Era un ventennio che la Serie A non andava economicamente così male. Erano, quelli, gli anni delle spese folli e del decreto “spalma ammortamenti”, la scialuppa di salvataggio lanciata dal Governo a un settore in default tecnico. Lo scrive la Gazzetta dello Sport nella sua inchiesta sui bilanci. Un ritratto impietoso della sedicente “grande industria” calcio italiano.
“Il conto economico 2022-23 dei club di massima divisione si è chiuso in rosso per oltre 400 milioni, 427 ad essere precisi. Non è nemmeno bastato contabilizzare 587 milioni di plusvalenze dalla vendita dei calciatori, tornate quasi ai livelli massimi in Italia”.
“A fronte di 3 miliardi di ricavi (al netto delle plusvalenze), i 20 club di A registrano 3,85 miliardi di costi, di cui 1,9 per gli stipendi e 0,8 per gli ammortamenti dei “cartellini” dei calciatori. Può reggere un sistema così?”.

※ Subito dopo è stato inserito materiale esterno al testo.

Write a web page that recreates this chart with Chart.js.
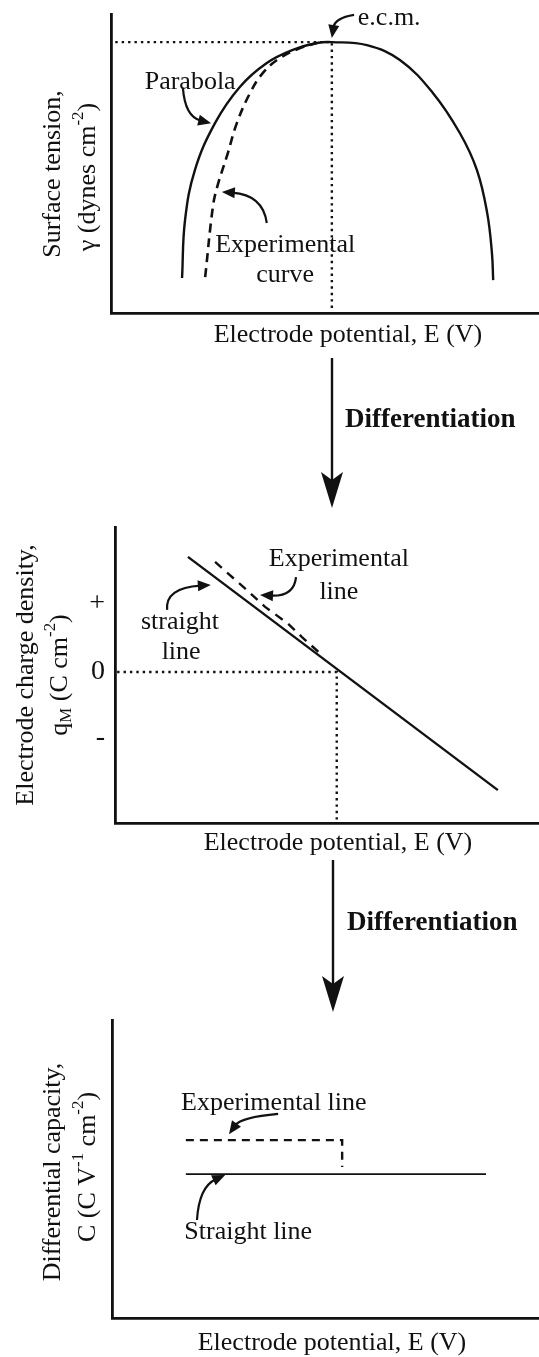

“Gli stipendi della Serie A sono di 130 milioni superiori al 2018-19, mentre il peso degli ammortamenti non si è alleggerito. Quanto ai ricavi, la crescita è quasi tutta frutto di contingenze. Nel 2022-23 emergono 300 milioni in più rispetto al 2018-19, ma 200 derivano da maggiori introiti dalle coppe europee, tra premi Uefa e botteghino.
La scorsa stagione è stata quella dell’exploit delle italiane: tre squadre in finale nelle tre competizioni, altre due in semifinale tra Champions ed Europa League. Trattasi, quindi, di entrate una tantum. E l’incremento dei proventi commerciali è drogato dai 70 milioni delle sponsorizzazioni in famiglia (sottoscritte, cioè, dalle controllanti di Cremonese e Fiorentina) che nel 2018-19 erano assenti. Ciò significa che i ricavi strutturali della Serie A, al netto di congiunture favorevoli, sono praticamente fermi”.
“Nell’ultimo decennio il torneo italiano è quello che è cresciuto di meno: +60% contro il +130% degli inglesi, il +100% degli spagnoli e il +80% dei tedeschi. E, in tempi più recenti, si è avvitato in una stagnazione plasticamente rappresentata dagli esiti delle ultime aste dei diritti tv”.
Secondo la Gazzetta “solo due squadre non hanno debiti con le banche, Fiorentina e Monza, non a caso sostenute massicciamente dalle rispettive proprietà. Tra le grandi, Napoli, Milan e Atalanta sono quelle meno indebitate. Sono le stesse che hanno chiuso in utile gli ultimi bilanci (assieme a Lecce e Sassuolo). Di contro, Juventus, Roma e Inter sono quelle con le perdite più elevate: 312 milioni in tre”.